A crunch week for central banks will put rate-cut expectations to the test

US Markets
Monday, December 11th, 2023 2:56 pm EDT

Key Points

  • Central Banks’ Final Rate Decisions: Major central banks, including the U.S. Federal Reserve, are entering a crucial week where they will announce their final rate decisions for the year. This period is expected to test market expectations for rate cuts in early 2024.
  • Fed’s Divergence from Market Expectations: The U.S. Federal Reserve is anticipated to maintain interest rates, but market participants have high expectations for rate cuts in 2024, as suggested by the CME FedWatch Tool. The divergence between market expectations and Federal Reserve Chairman Jerome Powell’s recent commentary on the likelihood of rate reductions creates uncertainty about the Fed’s credibility.
  • ECB’s Potential Rate Cuts: Investors are closely watching the European Central Bank’s (ECB) meeting for indications of potential rate cuts in 2024. Euro zone inflation has dropped to 2.4% in November, fueling speculation of rate cuts.
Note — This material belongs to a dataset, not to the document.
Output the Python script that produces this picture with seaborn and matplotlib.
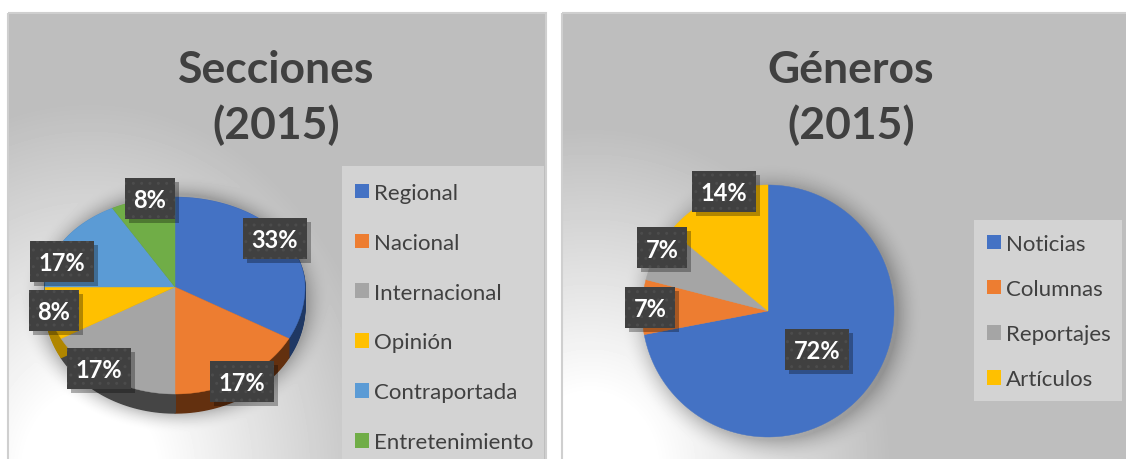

Economists at Deutsche Bank suggest an earlier timing for the first ECB rate cut, potentially in March, with a significant risk of cuts as early as April, signaling a potential decoupling from the Fed. The “last mile” of tackling disinflation is seen as challenging, and the ECB’s decision-making may take longer than expected.

In a crucial week for central banks, major institutions, including the U.S. Federal Reserve, are poised to announce their final rate decisions of the year, putting market expectations for early 2024 rate cuts to the test. The week will kick off with the U.S. Federal Reserve, followed by a “Super Thursday” featuring the European Central Bank, Bank of England, Swiss National Bank, and Norway’s Norges Bank.

While most central banks are expected to maintain steady interest rates, Norway’s central bank has issued a warning, signaling a likely increase in the cost of borrowing in December. Investors are closely scrutinizing the central banks’ statements for clues about potential rate cuts in the face of declining inflation from its recent multi-decade highs.

Concerns arise as market expectations for rate cuts in 2024 clash with statements from Federal Reserve Chairman Jerome Powell. Powell has cautioned against premature speculation about policy easing, emphasizing the need for flexibility and readiness to tighten policy if deemed appropriate. He also highlighted the current policy being in “restrictive territory” and balanced risks between doing too much or too little.

Market participants overwhelmingly anticipate the Fed to maintain rates at 5.25%-5.50%, but traders are pricing in a 25 basis point cut as early as March 2024, according to the CME FedWatch Tool. The divergence between market expectations and Powell’s commentary raises questions about the credibility of the Fed’s guidance.

Sam Zief, Head of Global FX Strategy at J.P. Morgan Private Bank, suggests that as the Fed’s policy rate is considered restrictive, adjustments may be warranted as the unemployment rate approaches neutral levels and inflation moves closer to the target. However, the pace of these adjustments remains uncertain.

Ahead of the Fed’s meeting, Zief anticipates potential disappointment for market participants, expecting limited clarity on the pace and scale of future interest rate changes. The recent robust U.S. job creation data in November, with nonfarm payrolls exceeding expectations, adds complexity to the Fed’s decision-making.

Turning to the European Central Bank (ECB), investors are keenly observing any signals that may indicate swift rate cuts in 2024. Euro zone inflation, which peaked at 10% last year, dropped to 2.4% in November, reaching its lowest level in over two years. Investor speculation of rate cuts is fueled by this decline in price rises towards the ECB’s 2% target.

Deutsche Bank economists have adjusted their forecast, bringing forward the timing of the first ECB rate cut to April, citing the latest inflation data and official commentary. They express a significant risk of a rate cut as early as March, suggesting a potential decoupling from the Fed.

While consensus expectations lean towards a first ECB rate cut in June, some analysts, such as those at Pantheon Macroeconomics, maintain that March remains a plausible scenario. Policymakers caution that the final stretch of addressing disinflation could prove challenging, potentially taking twice as long as the initial battle to bring inflation back under 3%. The week’s central bank decisions will serve as a critical juncture, revealing the alignment or disconnect between market expectations and central bank actions.